**Figure scripts**.
==================================================

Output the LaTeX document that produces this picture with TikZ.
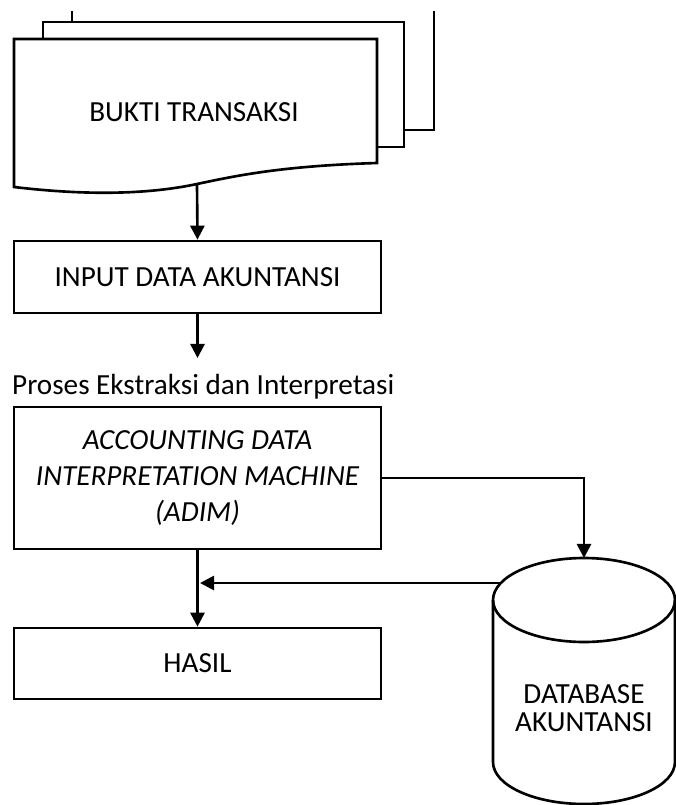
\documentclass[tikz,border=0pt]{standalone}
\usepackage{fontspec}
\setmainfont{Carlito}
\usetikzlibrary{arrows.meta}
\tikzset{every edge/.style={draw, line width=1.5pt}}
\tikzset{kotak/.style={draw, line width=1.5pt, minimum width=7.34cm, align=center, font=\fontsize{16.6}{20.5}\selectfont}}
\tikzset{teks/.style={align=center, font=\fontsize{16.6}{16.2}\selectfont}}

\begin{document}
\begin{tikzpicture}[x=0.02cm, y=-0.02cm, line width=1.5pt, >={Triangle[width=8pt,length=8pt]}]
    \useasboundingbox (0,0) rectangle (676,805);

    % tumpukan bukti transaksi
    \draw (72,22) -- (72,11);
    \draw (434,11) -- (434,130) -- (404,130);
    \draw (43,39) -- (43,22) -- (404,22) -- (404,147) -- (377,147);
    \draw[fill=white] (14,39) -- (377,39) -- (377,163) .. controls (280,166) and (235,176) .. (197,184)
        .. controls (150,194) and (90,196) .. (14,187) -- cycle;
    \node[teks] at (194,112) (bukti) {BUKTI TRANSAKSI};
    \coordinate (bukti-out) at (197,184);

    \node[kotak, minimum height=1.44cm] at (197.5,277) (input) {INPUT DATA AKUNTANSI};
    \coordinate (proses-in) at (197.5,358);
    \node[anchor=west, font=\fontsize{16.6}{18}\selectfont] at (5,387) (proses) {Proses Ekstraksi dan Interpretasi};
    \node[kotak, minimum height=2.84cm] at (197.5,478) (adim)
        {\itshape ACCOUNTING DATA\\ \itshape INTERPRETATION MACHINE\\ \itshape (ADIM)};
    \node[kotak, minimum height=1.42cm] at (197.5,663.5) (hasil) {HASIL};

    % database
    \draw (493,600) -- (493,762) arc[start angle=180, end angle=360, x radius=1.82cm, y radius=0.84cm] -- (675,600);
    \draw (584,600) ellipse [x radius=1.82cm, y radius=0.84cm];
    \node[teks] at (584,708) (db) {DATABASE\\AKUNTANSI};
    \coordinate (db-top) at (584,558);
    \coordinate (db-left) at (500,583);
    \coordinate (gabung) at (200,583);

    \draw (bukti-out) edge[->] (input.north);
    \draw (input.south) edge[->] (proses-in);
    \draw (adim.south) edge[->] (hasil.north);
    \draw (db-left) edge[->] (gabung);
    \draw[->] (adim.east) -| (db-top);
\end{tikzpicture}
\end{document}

==================================================

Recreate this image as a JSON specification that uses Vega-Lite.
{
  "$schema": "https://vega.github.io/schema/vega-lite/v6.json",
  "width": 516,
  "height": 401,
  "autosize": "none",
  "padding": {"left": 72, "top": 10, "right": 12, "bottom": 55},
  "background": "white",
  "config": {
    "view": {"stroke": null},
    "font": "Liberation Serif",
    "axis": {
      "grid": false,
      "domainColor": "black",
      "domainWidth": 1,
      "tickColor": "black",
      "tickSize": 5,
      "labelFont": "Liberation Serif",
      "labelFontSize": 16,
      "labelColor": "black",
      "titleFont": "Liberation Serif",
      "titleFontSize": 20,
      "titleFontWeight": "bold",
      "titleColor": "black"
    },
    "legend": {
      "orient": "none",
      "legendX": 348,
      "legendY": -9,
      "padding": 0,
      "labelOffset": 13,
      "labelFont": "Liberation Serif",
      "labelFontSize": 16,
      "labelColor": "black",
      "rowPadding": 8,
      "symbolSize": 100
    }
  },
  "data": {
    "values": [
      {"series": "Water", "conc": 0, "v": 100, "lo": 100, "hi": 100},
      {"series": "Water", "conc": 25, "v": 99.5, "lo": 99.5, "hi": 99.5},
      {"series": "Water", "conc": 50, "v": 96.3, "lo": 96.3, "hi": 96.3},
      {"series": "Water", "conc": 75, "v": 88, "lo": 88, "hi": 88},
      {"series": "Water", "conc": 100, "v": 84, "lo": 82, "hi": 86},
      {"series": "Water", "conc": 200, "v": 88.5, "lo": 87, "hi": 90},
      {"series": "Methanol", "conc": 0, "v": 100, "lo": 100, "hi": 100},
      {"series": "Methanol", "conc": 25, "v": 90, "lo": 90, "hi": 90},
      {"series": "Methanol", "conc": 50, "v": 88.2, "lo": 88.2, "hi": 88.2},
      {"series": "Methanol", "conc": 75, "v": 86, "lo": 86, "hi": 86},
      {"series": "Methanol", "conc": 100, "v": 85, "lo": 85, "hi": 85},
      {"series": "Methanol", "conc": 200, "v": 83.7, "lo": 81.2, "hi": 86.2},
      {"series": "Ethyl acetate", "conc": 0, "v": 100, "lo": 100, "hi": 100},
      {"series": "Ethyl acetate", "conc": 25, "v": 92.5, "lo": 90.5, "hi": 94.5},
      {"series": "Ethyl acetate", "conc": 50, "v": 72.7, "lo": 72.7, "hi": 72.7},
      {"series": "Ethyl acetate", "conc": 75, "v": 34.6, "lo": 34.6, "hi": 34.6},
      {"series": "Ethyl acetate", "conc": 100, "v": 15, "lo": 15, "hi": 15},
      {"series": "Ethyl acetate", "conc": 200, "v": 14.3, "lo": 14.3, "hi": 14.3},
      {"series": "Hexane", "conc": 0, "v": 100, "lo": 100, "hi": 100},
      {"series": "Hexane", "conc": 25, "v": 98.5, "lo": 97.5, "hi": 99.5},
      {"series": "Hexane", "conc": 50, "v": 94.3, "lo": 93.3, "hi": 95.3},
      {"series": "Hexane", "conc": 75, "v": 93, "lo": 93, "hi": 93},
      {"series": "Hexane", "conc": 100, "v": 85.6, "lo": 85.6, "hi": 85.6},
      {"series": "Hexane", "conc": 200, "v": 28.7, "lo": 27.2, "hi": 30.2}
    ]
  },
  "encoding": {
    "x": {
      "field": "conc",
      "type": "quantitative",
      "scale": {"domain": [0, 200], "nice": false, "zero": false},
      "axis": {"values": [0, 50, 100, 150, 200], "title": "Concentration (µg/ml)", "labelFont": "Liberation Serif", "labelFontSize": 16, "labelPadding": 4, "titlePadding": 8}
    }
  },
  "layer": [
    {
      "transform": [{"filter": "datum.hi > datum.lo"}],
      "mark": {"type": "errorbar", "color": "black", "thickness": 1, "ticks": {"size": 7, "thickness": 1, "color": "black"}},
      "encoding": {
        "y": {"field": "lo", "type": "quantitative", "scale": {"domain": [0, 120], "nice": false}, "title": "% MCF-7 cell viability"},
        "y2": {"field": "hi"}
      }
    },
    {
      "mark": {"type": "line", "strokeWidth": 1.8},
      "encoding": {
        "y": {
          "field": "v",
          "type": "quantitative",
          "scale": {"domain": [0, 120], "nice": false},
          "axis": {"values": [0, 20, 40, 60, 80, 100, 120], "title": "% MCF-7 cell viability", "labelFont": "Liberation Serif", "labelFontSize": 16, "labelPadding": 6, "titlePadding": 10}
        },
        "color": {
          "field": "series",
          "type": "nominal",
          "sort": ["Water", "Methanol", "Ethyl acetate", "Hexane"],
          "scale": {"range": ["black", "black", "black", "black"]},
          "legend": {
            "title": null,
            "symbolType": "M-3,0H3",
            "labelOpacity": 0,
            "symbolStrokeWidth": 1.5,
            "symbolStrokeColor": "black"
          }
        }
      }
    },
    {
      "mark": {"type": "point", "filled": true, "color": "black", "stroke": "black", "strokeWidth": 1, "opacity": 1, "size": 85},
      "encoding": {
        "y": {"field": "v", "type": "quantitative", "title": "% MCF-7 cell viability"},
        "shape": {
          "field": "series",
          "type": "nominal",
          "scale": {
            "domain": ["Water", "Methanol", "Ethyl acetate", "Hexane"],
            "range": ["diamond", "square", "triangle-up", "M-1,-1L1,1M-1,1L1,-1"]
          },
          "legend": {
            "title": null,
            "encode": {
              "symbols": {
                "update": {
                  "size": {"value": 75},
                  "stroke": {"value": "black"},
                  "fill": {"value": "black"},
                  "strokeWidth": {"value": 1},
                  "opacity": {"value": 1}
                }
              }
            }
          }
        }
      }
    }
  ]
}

==================================================

**Set problem**. Only the lines starting at the line with "Output the LaTeX" and ending at the line with "minimum height=1.42cm] at" should be printed again, exactly and with both ends kept; omit the pictures.

**Complete response**.
Output the LaTeX document that produces this picture with TikZ.
\documentclass[tikz,border=0pt]{standalone}
\usepackage{fontspec}
\setmainfont{Carlito}
\usetikzlibrary{arrows.meta}
\tikzset{every edge/.style={draw, line width=1.5pt}}
\tikzset{kotak/.style={draw, line width=1.5pt, minimum width=7.34cm, align=center, font=\fontsize{16.6}{20.5}\selectfont}}
\tikzset{teks/.style={align=center, font=\fontsize{16.6}{16.2}\selectfont}}

\begin{document}
\begin{tikzpicture}[x=0.02cm, y=-0.02cm, line width=1.5pt, >={Triangle[width=8pt,length=8pt]}]
    \useasboundingbox (0,0) rectangle (676,805);

    % tumpukan bukti transaksi
    \draw (72,22) -- (72,11);
    \draw (434,11) -- (434,130) -- (404,130);
    \draw (43,39) -- (43,22) -- (404,22) -- (404,147) -- (377,147);
    \draw[fill=white] (14,39) -- (377,39) -- (377,163) .. controls (280,166) and (235,176) .. (197,184)
        .. controls (150,194) and (90,196) .. (14,187) -- cycle;
    \node[teks] at (194,112) (bukti) {BUKTI TRANSAKSI};
    \coordinate (bukti-out) at (197,184);

    \node[kotak, minimum height=1.44cm] at (197.5,277) (input) {INPUT DATA AKUNTANSI};
    \coordinate (proses-in) at (197.5,358);
    \node[anchor=west, font=\fontsize{16.6}{18}\selectfont] at (5,387) (proses) {Proses Ekstraksi dan Interpretasi};
    \node[kotak, minimum height=2.84cm] at (197.5,478) (adim)
        {\itshape ACCOUNTING DATA\\ \itshape INTERPRETATION MACHINE\\ \itshape (ADIM)};
    \node[kotak, minimum height=1.42cm] at (197.5,663.5) (hasil) {HASIL};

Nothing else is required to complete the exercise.